*The task*: From the first line of the data down to and including the line with "0], [2017, 6]];", copy everything exactly, leaving out pictures.

*Supplied information*:
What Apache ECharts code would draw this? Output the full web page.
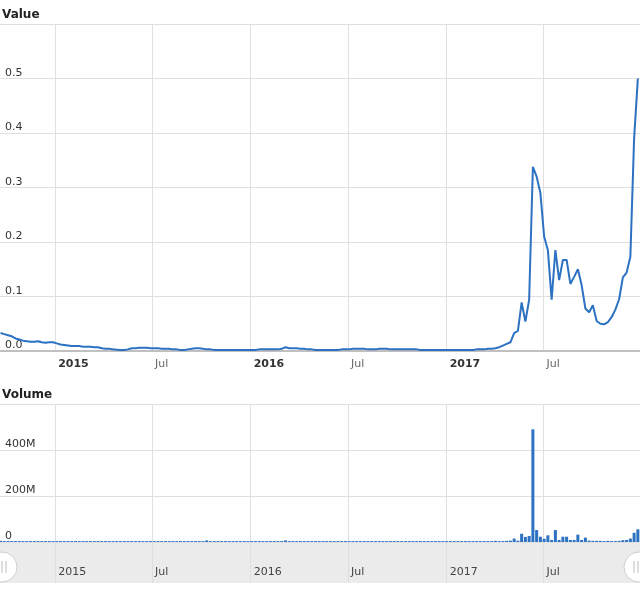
<!DOCTYPE html>
<html><head><meta charset="utf-8">
<script src="https://cdn.jsdelivr.net/npm/echarts@6/dist/echarts.min.js"></script>
<style>html,body{margin:0;padding:0;background:#fff}#c{width:640px;height:590px}</style>
</head><body><div id="c"></div>
<script>
// first weekly observation (local time)
const firstWeek = [2014, 8, 21];
const axisStartDay = [2014, 8, 20];
const axisEndDay = [2017, 11, 28];

// half-year tick dates [year, monthIndex]
const tickDates = [[2015, 0], [2015, 6], [2016, 0], [2016, 6], [2017, 0], [2017, 6]];

// weekly price (USD)
const priceValues = [
  0.033,0.031,0.029,0.027,0.023,0.021,0.019,0.018,0.017,0.017,
  0.018,0.016,0.015,0.016,0.016,0.014,0.012,0.011,0.010,0.009,
  0.009,0.009,0.008,0.008,0.008,0.007,0.007,0.005,0.004,0.004,
  0.003,0.0025,0.002,0.002,0.003,0.005,0.005,0.006,0.006,0.006,
  0.005,0.005,0.005,0.004,0.004,0.004,0.003,0.003,0.002,0.002,
  0.003,0.004,0.005,0.005,0.004,0.003,0.003,0.002,0.002,0.002,
  0.002,0.002,0.002,0.002,0.002,0.002,0.002,0.002,0.002,0.003,
  0.003,0.003,0.003,0.003,0.003,0.004,0.007,0.005,0.005,0.005,
  0.004,0.004,0.003,0.003,0.002,0.002,0.002,0.002,0.002,0.002,
  0.002,0.003,0.003,0.003,0.004,0.004,0.004,0.004,0.003,0.003,
  0.003,0.004,0.004,0.004,0.003,0.003,0.003,0.003,0.003,0.003,
  0.003,0.003,0.002,0.002,0.002,0.002,0.002,0.002,0.002,0.002,
  0.002,0.002,0.002,0.002,0.002,0.002,0.002,0.003,0.003,0.003,
  0.004,0.004,0.005,0.007,0.010,0.013,0.016,0.033,0.037,0.089,
  0.054,0.094,0.338,0.320,0.290,0.210,0.185,0.094,0.185,0.130,
  0.167,0.167,0.123,0.136,0.150,0.121,0.078,0.071,0.084,0.055,
  0.050,0.049,0.053,0.062,0.076,0.095,0.135,0.144,0.173,0.390,0.500
];

// weekly volume (millions)
const volumeMillions = [
  5,4,4,4,4,4,4,4,4,4,
  4,4,4,4,4,4,4,4,4,4,
  4,4,4,4,4,4,4,4,4,4,
  4,4,4,4,4,4,4,4,4,4,
  4,4,4,4,4,4,4,4,4,4,
  4,4,4,4,4,7,4,4,4,4,
  4,4,4,4,4,4,4,4,4,4,
  4,4,4,4,4,4,7,4,4,4,
  4,4,4,4,4,4,4,4,4,4,
  4,4,4,4,4,4,4,4,4,4,
  4,4,4,4,4,4,4,4,4,4,
  4,4,4,4,4,4,4,4,4,4,
  4,4,4,4,4,4,4,4,4,4,
  4,4,5,4,4,5,6,15,6,36,
  22,26,490,52,23,14,29,9,52,9,
  23,23,9,9,32,9,19,6,5,5,
  5,4,5,4,4,5,8,9,15,40,55
];

const valueTicks = [0, 0.1, 0.2, 0.3, 0.4, 0.5, 0.6];
const volumeTicks = [0, 200, 400, 600];

const WEEK = 7 * 864e5;
const t0 = new Date(firstWeek[0], firstWeek[1], firstWeek[2]).getTime();
const xMin = new Date(axisStartDay[0], axisStartDay[1], axisStartDay[2]).getTime();
const xMax = new Date(axisEndDay[0], axisEndDay[1], axisEndDay[2]).getTime();
const tickValues = tickDates.map(d => new Date(d[0], d[1], 1).getTime());
const priceData = priceValues.map((v, i) => [t0 + i * WEEK, v]);
const volumeData = volumeMillions.map((v, i) => [t0 + i * WEEK, v]);

const FONT = 'DejaVu Sans';
const BLUE = '#2d72c2';
const GRID = '#e0e0e0';

function dateLabel(rich) {
  return function (val) {
    const d = new Date(val);
    if (d.getMonth() === 0) return rich ? '{yr|' + d.getFullYear() + '}' : String(d.getFullYear());
    return rich ? '{mo|Jul}' : 'Jul';
  };
}

const timeAxisBase = {
  type: 'value', min: xMin, max: xMax, scale: true
};

const chart = echarts.init(document.getElementById('c'), null, { renderer: 'canvas' });
chart.setOption({
  animation: false,
  backgroundColor: '#fff',
  textStyle: { fontFamily: FONT },
  title: [
    { text: 'Value', left: -3, top: 4, textStyle: { fontFamily: FONT, fontSize: 12, fontWeight: 'bold', color: '#222' } },
    { text: 'Volume', left: -3, top: 384, textStyle: { fontFamily: FONT, fontSize: 12, fontWeight: 'bold', color: '#222' } }
  ],
  grid: [
    { left: 0, right: 0, top: 24, height: 327 },
    { left: 0, right: 0, top: 404, height: 138 },
    { left: 0, right: 0, top: 543, height: 40, show: true, backgroundColor: '#ebebeb', borderWidth: 0 }
  ],
  xAxis: [
    Object.assign({}, timeAxisBase, {
      gridIndex: 0,
      axisTick: { show: false, customValues: tickValues },
      axisLine: { show: true, onZero: false, lineStyle: { color: '#c0c0c0', width: 2 } },
      splitLine: { show: true, lineStyle: { color: GRID } },
      axisLabel: {
        customValues: tickValues,
        formatter: dateLabel(true), align: 'left', padding: [0, 0, 0, 3], margin: 8,
        fontFamily: FONT, fontSize: 11,
        rich: {
          yr: { fontWeight: 'bold', color: '#333', fontSize: 11, fontFamily: FONT },
          mo: { color: '#666', fontSize: 11, fontFamily: FONT }
        }
      }
    }),
    Object.assign({}, timeAxisBase, {
      gridIndex: 1,
      axisTick: { show: false, customValues: tickValues },
      axisLine: { show: false },
      splitLine: { show: true, lineStyle: { color: GRID } },
      axisLabel: { show: false, customValues: tickValues }
    }),
    Object.assign({}, timeAxisBase, {
      gridIndex: 2,
      axisTick: { show: false, customValues: tickValues },
      axisLine: { show: false },
      splitLine: { show: true, lineStyle: { color: '#dedede' } },
      axisLabel: {
        customValues: tickValues,
        inside: true, margin: 5, formatter: dateLabel(false), align: 'left', padding: [0, 0, 0, 3],
        color: '#444', fontFamily: FONT, fontSize: 11
      }
    })
  ],
  yAxis: [
    {
      gridIndex: 0, type: 'value', min: valueTicks[0], max: valueTicks[valueTicks.length - 1], interval: 0.1,
      axisLine: { show: false }, axisTick: { show: false },
      splitLine: { show: true, lineStyle: { color: GRID } },
      axisLabel: {
        inside: true, margin: 5, verticalAlign: 'bottom', padding: [0, 0, 0, 0],
        color: '#333', fontFamily: FONT, fontSize: 11,
        formatter: v => (v >= 0.6 - 1e-9 ? '' : v.toFixed(1))
      }
    },
    {
      gridIndex: 1, type: 'value', min: volumeTicks[0], max: volumeTicks[volumeTicks.length - 1], interval: 200,
      axisLine: { show: false }, axisTick: { show: false },
      splitLine: { show: true, lineStyle: { color: GRID } },
      axisLabel: {
        inside: true, margin: 5, verticalAlign: 'bottom', padding: [0, 0, 0, 0],
        color: '#333', fontFamily: FONT, fontSize: 11,
        formatter: v => (v === 0 ? '0' : v >= 600 ? '' : v + 'M')
      }
    },
    { gridIndex: 2, type: 'value', min: 0, max: 1, show: false }
  ],
  series: [
    {
      type: 'line', xAxisIndex: 0, yAxisIndex: 0, data: priceData,
      showSymbol: false, symbol: 'none', lineStyle: { color: BLUE, width: 2 }, itemStyle: { color: BLUE }
    },
    {
      type: 'bar', xAxisIndex: 1, yAxisIndex: 1, data: volumeData,
      barWidth: 3, itemStyle: { color: BLUE }
    },
    { type: 'line', xAxisIndex: 2, yAxisIndex: 2, data: [], showSymbol: false }
  ],
  graphic: [
    { type: 'circle', shape: { cx: 2, cy: 567, r: 15 }, style: { fill: '#fff', stroke: '#cfcfcf', lineWidth: 1 } },
    { type: 'line', shape: { x1: 2, y1: 561, x2: 2, y2: 573 }, style: { stroke: '#bbb', lineWidth: 1 } },
    { type: 'line', shape: { x1: 6, y1: 561, x2: 6, y2: 573 }, style: { stroke: '#bbb', lineWidth: 1 } },
    { type: 'circle', shape: { cx: 639, cy: 567, r: 15 }, style: { fill: '#fff', stroke: '#cfcfcf', lineWidth: 1 } },
    { type: 'line', shape: { x1: 634, y1: 561, x2: 634, y2: 573 }, style: { stroke: '#bbb', lineWidth: 1 } },
    { type: 'line', shape: { x1: 638, y1: 561, x2: 638, y2: 573 }, style: { stroke: '#bbb', lineWidth: 1 } }
  ]
});
</script>
</body></html>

*Final result*:
What Apache ECharts code would draw this? Output the full web page.
<!DOCTYPE html>
<html><head><meta charset="utf-8">
<script src="https://cdn.jsdelivr.net/npm/echarts@6/dist/echarts.min.js"></script>
<style>html,body{margin:0;padding:0;background:#fff}#c{width:640px;height:590px}</style>
</head><body><div id="c"></div>
<script>
// first weekly observation (local time)
const firstWeek = [2014, 8, 21];
const axisStartDay = [2014, 8, 20];
const axisEndDay = [2017, 11, 28];

// half-year tick dates [year, monthIndex]
const tickDates = [[2015, 0], [2015, 6], [2016, 0], [2016, 6], [2017, 0], [2017, 6]];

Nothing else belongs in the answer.